The fund manager doubled exposure to the yen to 40% in the $30 billion Templeton Global Bond Fund in the third quarter, according to a recent filing. He’s also added long positions in the Norwegian krone and Swedish krona and is increasing liquidity by boosting cash across his funds, he said in an October note.

Total net assets in the global bond fund dropped by $3 billion in the three months through September as a massive holding in Argentina was pummeled by the country’s default. The fund was also holding a huge short position in U.S. Treasuries as yields sank to a three-year low.

“A number of global risk factors have increased, raising the need to hedge some of our foreign exchange risk exposures and counterbalance our U.S. rate hedge,” said Hasenstab, who oversees more than $100 billion. “The potential for a geopolitical event appears higher than it has been in decades, given ongoing tensions among major world powers.”

Templeton’s Global Bond Fund has underperformed more than 80% of peers this year, losing 1.6% compared with a return of about 7% from Treasuries.
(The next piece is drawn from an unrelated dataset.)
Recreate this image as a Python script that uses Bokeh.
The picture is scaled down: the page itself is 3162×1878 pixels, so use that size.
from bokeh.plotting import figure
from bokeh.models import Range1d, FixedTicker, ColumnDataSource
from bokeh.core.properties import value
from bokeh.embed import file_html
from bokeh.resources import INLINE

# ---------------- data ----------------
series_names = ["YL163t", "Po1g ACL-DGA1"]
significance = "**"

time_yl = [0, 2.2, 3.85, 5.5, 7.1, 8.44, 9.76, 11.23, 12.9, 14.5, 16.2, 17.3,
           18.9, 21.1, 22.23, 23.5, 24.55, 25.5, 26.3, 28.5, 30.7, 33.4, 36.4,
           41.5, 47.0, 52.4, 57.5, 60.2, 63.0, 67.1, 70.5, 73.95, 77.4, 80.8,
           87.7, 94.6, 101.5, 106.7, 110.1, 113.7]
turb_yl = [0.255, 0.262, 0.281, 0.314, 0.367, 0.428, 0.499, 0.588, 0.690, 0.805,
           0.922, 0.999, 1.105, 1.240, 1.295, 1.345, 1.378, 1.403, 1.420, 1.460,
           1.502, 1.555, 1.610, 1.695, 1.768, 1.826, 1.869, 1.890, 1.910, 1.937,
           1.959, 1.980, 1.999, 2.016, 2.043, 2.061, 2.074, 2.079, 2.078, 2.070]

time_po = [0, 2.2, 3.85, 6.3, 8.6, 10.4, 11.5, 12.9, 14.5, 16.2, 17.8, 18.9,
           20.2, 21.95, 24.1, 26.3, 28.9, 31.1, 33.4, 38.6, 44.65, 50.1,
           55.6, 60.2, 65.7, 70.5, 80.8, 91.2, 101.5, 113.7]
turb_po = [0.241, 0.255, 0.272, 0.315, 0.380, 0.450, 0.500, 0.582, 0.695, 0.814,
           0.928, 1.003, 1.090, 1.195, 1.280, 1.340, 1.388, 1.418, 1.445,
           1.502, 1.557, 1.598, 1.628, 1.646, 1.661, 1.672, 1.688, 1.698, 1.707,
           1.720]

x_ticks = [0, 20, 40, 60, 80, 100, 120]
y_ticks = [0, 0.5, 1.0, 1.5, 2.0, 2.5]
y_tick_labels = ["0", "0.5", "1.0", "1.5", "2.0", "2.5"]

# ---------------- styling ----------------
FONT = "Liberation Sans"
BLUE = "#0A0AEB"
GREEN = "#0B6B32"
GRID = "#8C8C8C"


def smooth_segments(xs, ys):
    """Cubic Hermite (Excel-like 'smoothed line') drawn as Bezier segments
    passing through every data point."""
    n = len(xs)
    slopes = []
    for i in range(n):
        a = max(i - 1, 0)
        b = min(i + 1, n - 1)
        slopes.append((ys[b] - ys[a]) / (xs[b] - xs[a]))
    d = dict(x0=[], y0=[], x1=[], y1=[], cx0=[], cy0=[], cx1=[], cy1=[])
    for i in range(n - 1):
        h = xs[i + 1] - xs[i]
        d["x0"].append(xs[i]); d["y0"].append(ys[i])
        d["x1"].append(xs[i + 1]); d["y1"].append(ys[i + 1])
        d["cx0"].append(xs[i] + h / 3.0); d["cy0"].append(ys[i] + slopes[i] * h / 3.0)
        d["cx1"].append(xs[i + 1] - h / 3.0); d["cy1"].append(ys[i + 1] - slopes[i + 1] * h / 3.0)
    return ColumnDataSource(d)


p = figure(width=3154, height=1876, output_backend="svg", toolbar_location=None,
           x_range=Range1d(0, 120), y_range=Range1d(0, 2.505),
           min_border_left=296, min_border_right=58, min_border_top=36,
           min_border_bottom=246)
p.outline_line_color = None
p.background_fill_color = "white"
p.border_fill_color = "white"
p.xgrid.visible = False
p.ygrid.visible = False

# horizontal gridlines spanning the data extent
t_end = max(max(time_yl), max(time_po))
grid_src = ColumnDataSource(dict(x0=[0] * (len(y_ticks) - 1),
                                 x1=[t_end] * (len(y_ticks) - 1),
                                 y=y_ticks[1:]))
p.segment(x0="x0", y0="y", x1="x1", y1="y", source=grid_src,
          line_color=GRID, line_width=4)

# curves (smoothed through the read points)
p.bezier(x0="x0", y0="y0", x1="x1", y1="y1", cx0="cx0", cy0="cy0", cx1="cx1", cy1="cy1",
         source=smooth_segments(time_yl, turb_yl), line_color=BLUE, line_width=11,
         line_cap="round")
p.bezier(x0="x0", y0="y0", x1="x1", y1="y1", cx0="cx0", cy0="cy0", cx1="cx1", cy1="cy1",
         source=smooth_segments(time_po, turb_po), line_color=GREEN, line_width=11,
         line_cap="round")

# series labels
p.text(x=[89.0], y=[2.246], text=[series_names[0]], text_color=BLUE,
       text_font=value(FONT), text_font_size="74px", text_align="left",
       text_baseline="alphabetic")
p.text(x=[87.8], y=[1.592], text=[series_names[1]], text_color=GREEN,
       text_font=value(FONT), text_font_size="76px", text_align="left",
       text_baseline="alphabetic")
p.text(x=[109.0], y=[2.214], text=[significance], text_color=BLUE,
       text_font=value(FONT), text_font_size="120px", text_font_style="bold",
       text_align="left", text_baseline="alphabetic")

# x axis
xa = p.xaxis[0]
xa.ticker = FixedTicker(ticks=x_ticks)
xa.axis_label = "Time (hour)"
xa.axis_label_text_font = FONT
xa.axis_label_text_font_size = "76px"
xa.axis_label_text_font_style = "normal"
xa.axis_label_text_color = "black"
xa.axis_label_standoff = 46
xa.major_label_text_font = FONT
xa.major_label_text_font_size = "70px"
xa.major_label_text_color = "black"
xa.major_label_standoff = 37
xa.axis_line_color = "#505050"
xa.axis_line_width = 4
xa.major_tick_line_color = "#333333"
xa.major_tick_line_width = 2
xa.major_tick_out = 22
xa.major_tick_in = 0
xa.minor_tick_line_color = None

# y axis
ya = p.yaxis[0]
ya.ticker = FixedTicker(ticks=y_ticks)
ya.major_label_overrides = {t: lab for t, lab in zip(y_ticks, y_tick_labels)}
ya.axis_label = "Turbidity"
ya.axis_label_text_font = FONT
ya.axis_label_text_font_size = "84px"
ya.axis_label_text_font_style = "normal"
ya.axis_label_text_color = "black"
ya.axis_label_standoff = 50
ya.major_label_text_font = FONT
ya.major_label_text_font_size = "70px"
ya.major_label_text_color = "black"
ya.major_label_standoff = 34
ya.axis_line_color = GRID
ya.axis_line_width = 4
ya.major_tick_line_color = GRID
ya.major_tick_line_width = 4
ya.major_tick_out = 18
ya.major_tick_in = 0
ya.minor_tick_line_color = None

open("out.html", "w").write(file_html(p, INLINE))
The fund has returned 2.3% in the past three years, data compiled by Bloomberg show.

Cash and cash equivalents represented around 23% of assets in the fund as of the end of September. A Bank of America survey of global fund managers published this week showed cash holdings averaged about 5%.

Treasury Short

The fund is holding on to its Treasury short, but shifting the focus to those with longer maturities, according to the report. Hasenstab argues that markets continue to overvalue long bonds given rising deficit spending and rising debt. He is also betting that the yen will appreciate against the dollar as monetary-policy divergence narrows between the Federal Reserve and the Bank of Japan.

Average duration in the Global Bond Fund, a measure of sensitivity to shifts in rates, increased to minus 1.39 years as of the end of September, the filings show. At the end of June it was a record low of minus 2.82 years.
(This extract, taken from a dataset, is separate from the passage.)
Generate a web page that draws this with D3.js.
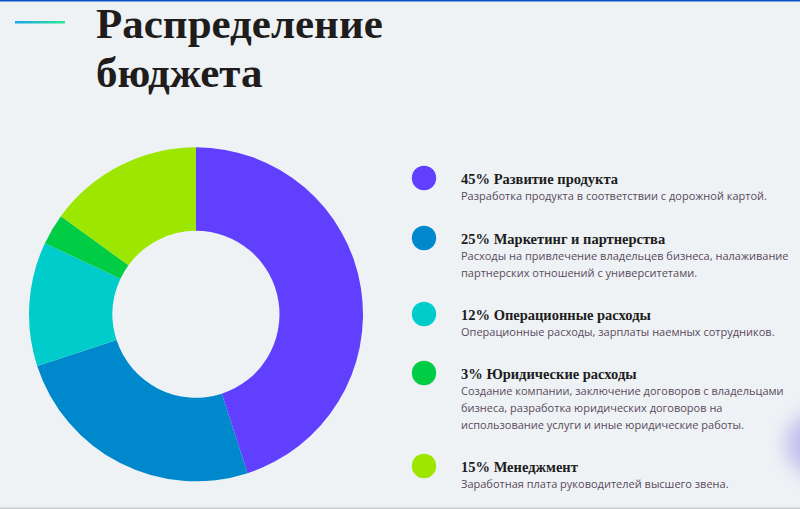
<!DOCTYPE html>
<html>
<head>
<meta charset="utf-8">
<script src="https://cdn.jsdelivr.net/npm/d3@7"></script>
<style>
  html, body { margin: 0; padding: 0; background: #eef2f5; }
  svg { display: block; }
</style>
</head>
<body>
<div id="root"></div>
<script>
// Budget shares
const categories = [
  "Развитие продукта",
  "Маркетинг и партнерства",
  "Операционные расходы",
  "Юридические расходы",
  "Менеджмент",
];
const shares = [45, 25, 12, 3, 15];
const colors = ["#603fff", "#0088cc", "#00cccc", "#00cc44", "#9de600"];
const descriptions = [
  ["Разработка продукта в соответствии с дорожной картой."],
  ["Расходы на привлечение владельцев бизнеса, налаживание", "партнерских отношений с университетами."],
  ["Операционные расходы, зарплаты наемных сотрудников."],
  [
    "Создание компании, заключение договоров с владельцами",
    "бизнеса, разработка юридических договоров на",
    "использование услуги и иные юридические работы.",
  ],
  ["Заработная плата руководителей высшего звена."],
];
const titleLines = ["Распределение", "бюджета"];

const data = categories.map((name, i) => ({
  name,
  value: shares[i],
  color: colors[i],
  desc: descriptions[i],
}));

function drawChart() {
  const width = 800;
  const height = 509;

  const svg = d3
    .select("#root")
    .append("svg")
    .attr("width", width)
    .attr("height", height);

  const defs = svg.append("defs");

  // Accent line gradient
  const grad = defs.append("linearGradient").attr("id", "accent");
  grad.append("stop").attr("offset", "0%").attr("stop-color", "#1ba6ea");
  grad.append("stop").attr("offset", "100%").attr("stop-color", "#2ee890");

  // Soft purple glow at the right edge
  const glow = defs.append("radialGradient").attr("id", "glow");
  glow.append("stop").attr("offset", "0%").attr("stop-color", "#9c8ee4").attr("stop-opacity", 0.95);
  glow.append("stop").attr("offset", "55%").attr("stop-color", "#beb6ec").attr("stop-opacity", 0.55);
  glow.append("stop").attr("offset", "100%").attr("stop-color", "#eef2f5").attr("stop-opacity", 0);

  svg.append("rect").attr("width", width).attr("height", height).attr("fill", "#eef2f5");
  svg.append("circle").attr("cx", 818).attr("cy", 444).attr("r", 52).attr("fill", "url(#glow)");

  // Page borders
  svg.append("rect").attr("x", 0).attr("y", 0).attr("width", width).attr("height", 1.5).attr("fill", "#0a55c8");
  svg.append("rect").attr("x", 0).attr("y", height - 1.5).attr("width", width).attr("height", 1.5).attr("fill", "#c9cccf");

  // Accent + title
  svg.append("rect").attr("x", 15).attr("y", 21).attr("width", 50).attr("height", 2.5).attr("fill", "url(#accent)");

  svg
    .append("text")
    .attr("x", 96)
    .style("font-family", "'Liberation Serif', 'Times New Roman', serif")
    .style("font-weight", "bold")
    .style("font-size", "43px")
    .style("fill", "#201c1c")
    .selectAll("tspan")
    .data(titleLines)
    .join("tspan")
    .attr("x", 96)
    .attr("y", (d, i) => 38 + i * 49)
    .text((d) => d);

  // Donut
  const cx = 196;
  const cy = 314.3;
  const outerR = 167;
  const innerR = 83.5;

  const pie = d3.pie().value((d) => d.value).sort(null);
  const arc = d3.arc().innerRadius(innerR).outerRadius(outerR);

  svg
    .append("g")
    .attr("transform", `translate(${cx},${cy})`)
    .selectAll("path")
    .data(pie(data))
    .join("path")
    .attr("d", arc)
    .attr("fill", (d) => d.data.color);

  // Legend
  const headingY = [184, 244, 320, 379, 472];
  const legend = svg.append("g");

  const items = legend
    .selectAll("g")
    .data(data)
    .join("g")
    .attr("transform", (d, i) => `translate(0,${headingY[i]})`);

  items
    .append("circle")
    .attr("cx", 424)
    .attr("cy", -6)
    .attr("r", 12.2)
    .attr("fill", (d) => d.color);

  items
    .append("text")
    .attr("x", 461)
    .attr("y", 0)
    .style("font-family", "'Liberation Serif', 'Times New Roman', serif")
    .style("font-weight", "bold")
    .style("font-size", "14.5px")
    .style("fill", "#201c1c")
    .text((d) => `${d.value}% ${d.name}`);

  items
    .append("text")
    .style("font-family", "'Open Sans', 'Noto Sans', sans-serif")
    .style("font-size", "11px")
    .style("fill", "#5a4a5c")
    .selectAll("tspan")
    .data((d) => d.desc)
    .join("tspan")
    .attr("x", 461)
    .attr("y", (d, i) => 16 + i * 16.8)
    .text((d) => d);
}

drawChart();
</script>
</body>
</html>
While Hasenstab continues to see value in emerging markets, he says he is now “sizing and hedging” positions for individual risks. A 14% holding in Brazilian bonds, for example, is being offset by a net-negative position in the Australian dollar, according to the report.

“Investment strategies that may have worked well over the last decade are not as likely to be effective in the next one,” Hasenstab said. “Investors need to prepare for today’s challenges by building portfolios that can provide true diversification against highly correlated risks present across many asset classes.”